Rick, who was held in jail throughout the long bail dispute, hated being there, and couldn’t help showing it. At one point, after Myron L. Jenkins, a deputy district attorney, had unsuccessfully sought to have Rick and Tanya held without bail, Rick glared at him as he walked out of the courtroom and told him, meaningfully and audibly, “Take care, Myron.” After several hearings, however, Sheahen managed to convince the judge to lower Rick’s bail from $1 million to $500,000, and Tanya’s from $500,000 to $200,000, allowing the couple their freedom after weeks in the slammer.

That was the good news. The bad news was that the judge, while noting the inconsistencies in Alley’s testimony, said that testimony from Rick’s maid, Dinorah Zumbado, that she saw Tanya crying and observed a knife being heated convinced him a trial was necessary. An arraignment was scheduled for September 25 for Rick and Tanya.

After his release, Rick was contrite enough to admit to an interviewer, “I am an addict,” and he called the three weeks he had served in jail “OK” because they “gave me three weeks of sobriety.” Johnson said later that he had resisted the idea of raising bail for his brother until Rick had been in jail long enough to break his habit. Rick may have been drug-free for those weeks, but once out, he soon reverted to form. As he later said of addiction, “It always calls you, it always beckons you, it’s always at your ear.”

Four days before the scheduled arraignment, on September 21, 1991, Rick’s mother, the major motivating force in his life, died of stomach cancer at age seventy-three. The arraignment was postponed until Rick’s return from the funeral.

Rick’s mother had been his best friend. “I loved her more than anything,” he told reporters, and he kept a framed photograph of her next to his bed. He said he was particularly devastated by her death because he felt he should have spent more time with her and tried to understand “more about what she was going through raising all those kids and being a black woman alone.” He told one interviewer her passing “was a stunning, terrible, terrible experience. . . . My mother’s gone, man, that’s the only thing that meant something to me. That’s what kept me surviving, that’s what kept me strong, that’s what kept me in the business, to show her, prove to her . . .”

On her deathbed, Rick’s mother had asked him to stop taking drugs. He was honest enough this time not to pledge reform. “It’s hard beating addiction, but I’m going to do my best,” he said.

While on release, on May 8, 1992, Rick joined Young M.C., Tone Loc, the Beach Boys, and Gerardo for a videotaped recording session of the song “City of Fallen Angels.” Considering Rick had recently been charged with assault, the song was oddly appropriate.
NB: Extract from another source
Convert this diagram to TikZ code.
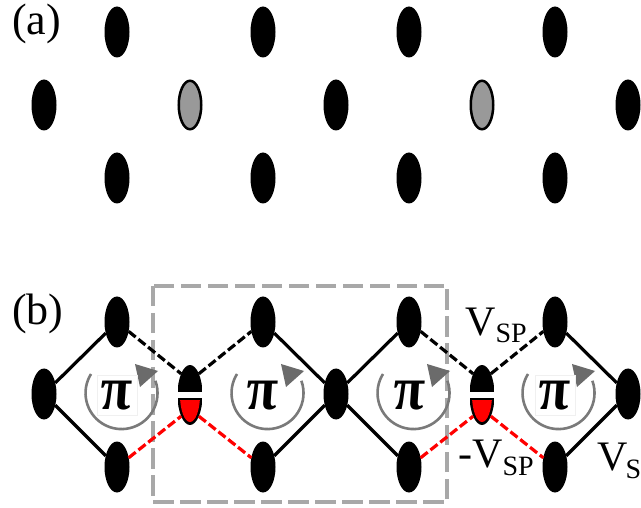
\documentclass[tikz,border=0pt]{standalone}
\usepackage{fontspec}
\setmainfont{Liberation Serif}
\usetikzlibrary{shapes.geometric,calc}
\definecolor{cellgray}{HTML}{A8A8A8}
\definecolor{loopgray}{HTML}{7A7A7A}
\definecolor{tipgray}{HTML}{6B6B6B}
\tikzset{
  site/.style={ellipse, fill=black, minimum width=25pt, minimum height=51pt, inner sep=0pt, outer sep=0pt},
  graysite/.style={ellipse, draw=black, line width=2.5pt, fill=black!40, minimum width=22.5pt, minimum height=48.5pt, inner sep=0pt, outer sep=0pt},
  orbital/.style={ellipse, minimum width=25pt, minimum height=60pt, inner sep=0pt, outer sep=0pt,
    path picture={
      \fill[black] (path picture bounding box.south west) rectangle (path picture bounding box.north east);
      \begin{scope}
        \clip ([yshift=-5.5pt]path picture bounding box.west) rectangle (path picture bounding box.south east);
        \fill[red] (path picture bounding box.center) ellipse (10pt and 27pt);
      \end{scope}
      \fill[white] ([yshift=3pt]path picture bounding box.west) rectangle ([yshift=-2.5pt]path picture bounding box.east);
    }},
  hop/.style={line width=3.2pt},
  hopdash/.style={line width=3.2pt, dash pattern=on 9pt off 3.5pt},
  hopred/.style={hopdash, draw=red},
  cell/.style={draw=cellgray, line width=3.6pt, dash pattern=on 20.5pt off 6.5pt},
  loopline/.style={draw=loopgray, line width=2.6pt},
  looptip/.style={fill=tipgray},
  flux/.style={font=\fontsize{62}{62}\selectfont\bfseries\itshape, inner sep=0pt, xscale=0.92, xslant=-0.1, transform shape},
  fluxbox/.style={draw=black!6, line width=0.6pt, fill=white, inner sep=0pt, minimum size=40pt},
  panel/.style={font=\fontsize{44}{44}\selectfont, inner sep=0pt, anchor=base west},
  hoplabel/.style={font=\fontsize{42}{42}\selectfont, inner sep=0pt, anchor=base west}
}
\newcommand{\subtext}[1]{\raisebox{-8pt}{\fontsize{28}{28}\selectfont #1}}
\begin{document}
\begin{tikzpicture}[x=1pt, y=-1pt]
  \useasboundingbox (0,0) rectangle (641,508);
  % panel a
  \node[panel] (la) at (12,35) {(a)};
  \foreach \x in {117,263,409,555} {
    \node[site] at (\x,32) {};
    \node[site] at (\x,178) {};
  }
  \foreach \x in {44,336,628} \node[site] at (\x,105) {};
  \foreach \x in {190,482} \node[graysite] at (\x,105) {};
  % panel b
  \node[panel] (lb) at (12,324) {(b)};
  \draw[cell] (153,286) rectangle (447,502);
  \node[site] (t1) at (117,322) {};
  \node[site] (t2) at (263,322) {};
  \node[site] (t3) at (409,322) {};
  \node[site] (t4) at (555,322) {};
  \node[site] (d1) at (117,467) {};
  \node[site] (d2) at (263,467) {};
  \node[site] (d3) at (409,467) {};
  \node[site] (d4) at (555,467) {};
  \node[site] (m1) at (44,394) {};
  \node[site] (m2) at (336,394) {};
  \node[site] (m3) at (628,394) {};
  \node[orbital] (s1) at (190,395) {};
  \node[orbital] (s2) at (482,395) {};
  \draw[hop] (m1) -- (t1);
  \draw[hop] (m1) -- (d1);
  \draw[hop] (t2) -- (m2);
  \draw[hop] (d2) -- (m2);
  \draw[hop] (m2) -- (t3);
  \draw[hop] (m2) -- (d3);
  \draw[hop] (t4) -- (m3);
  \draw[hop] (d4) -- (m3);
  \draw[hopdash] (t1) -- (s1.north west);
  \draw[hopdash] (s1.north east) -- (t2);
  \draw[hopdash] (t3) -- (s2.north west);
  \draw[hopdash] (s2.north east) -- (t4);
  \draw[hopred] (d1) -- (s1.south west);
  \draw[hopred] (s1.south east) -- (d2);
  \draw[hopred] (d3) -- (s2.south west);
  \draw[hopred] (s2.south east) -- (d4);
  % flux loops
  \foreach \x in {118,264,410,555} {
    \draw[loopline] (\x-27,374) arc[start angle=148, end angle=380, radius=36pt];
    \fill[looptip] (\x+17,364) -- (\x+40,371) -- (\x+22,387) -- cycle;
  }
  \node[fluxbox] (b1) at (117,395) {};
  \node[fluxbox] (b4) at (555,395) {};
  \node[flux] (p1) at (117,396) {π};
  \node[flux] (p2) at (263,396) {π};
  \node[flux] (p3) at (410,396) {π};
  \node[flux] (p4) at (555,396) {π};
  \node[hoplabel] (vsp) at (465,335) {V\subtext{SP}};
  \node[hoplabel] (vmsp) at (458,467) {-V\subtext{SP}};
  \node[hoplabel] (vs) at (597,470) {V\kern-2pt\subtext{S}};
\end{tikzpicture}
\end{document}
It was dedicated to Reginald Denny, a white truck driver who had been pulled from his truck and beaten during the recent Los Angeles riots.

Soon after that recording session, on May 24, 1992, Tanya gave birth to Rick’s third child, a boy, Tazman James Johnson, also known as Taz. Rick’s friend Peter Kelly said Tazman’s name was inspired by Rick’s interest in and occasional practice of rituals linked with devil worship. (The name Tazman is a reference to the Tasmanian devil, a small but aggressive animal that lives in the Australian state of Tasmania, and the aboriginal myths that have clustered around that animal.) Kelly remembers seeing a drawing of a star within a circle hanging on the wall over Rick’s bed around the time Tazman was born, and indeed, a downward pointing pentacle, which could be described as a star in a circle, is a symbol of Satanism. Various rock stars have proclaimed themselves Satanists over the years, but Rick never did, and there’s no indication that either Rick or Tanya were ever serious Satanists. But Rick, like many who feel themselves lost, flirted with various religions over the decades. “I had revolted against my Catholic upbringing since my youth and had turned to other religions and the occult in my search for some meaning in life,” he wrote in The Confessions of Rick James.

Soon after Tazman’s birth, Rick, Tanya, and Tazman moved in with Tanya’s mother, Susanne Shapiro, in the L.A. suburb of Agoura Hills. The baby would stay with Tanya’s mother for years because the state would take Rick and Tanya away from him.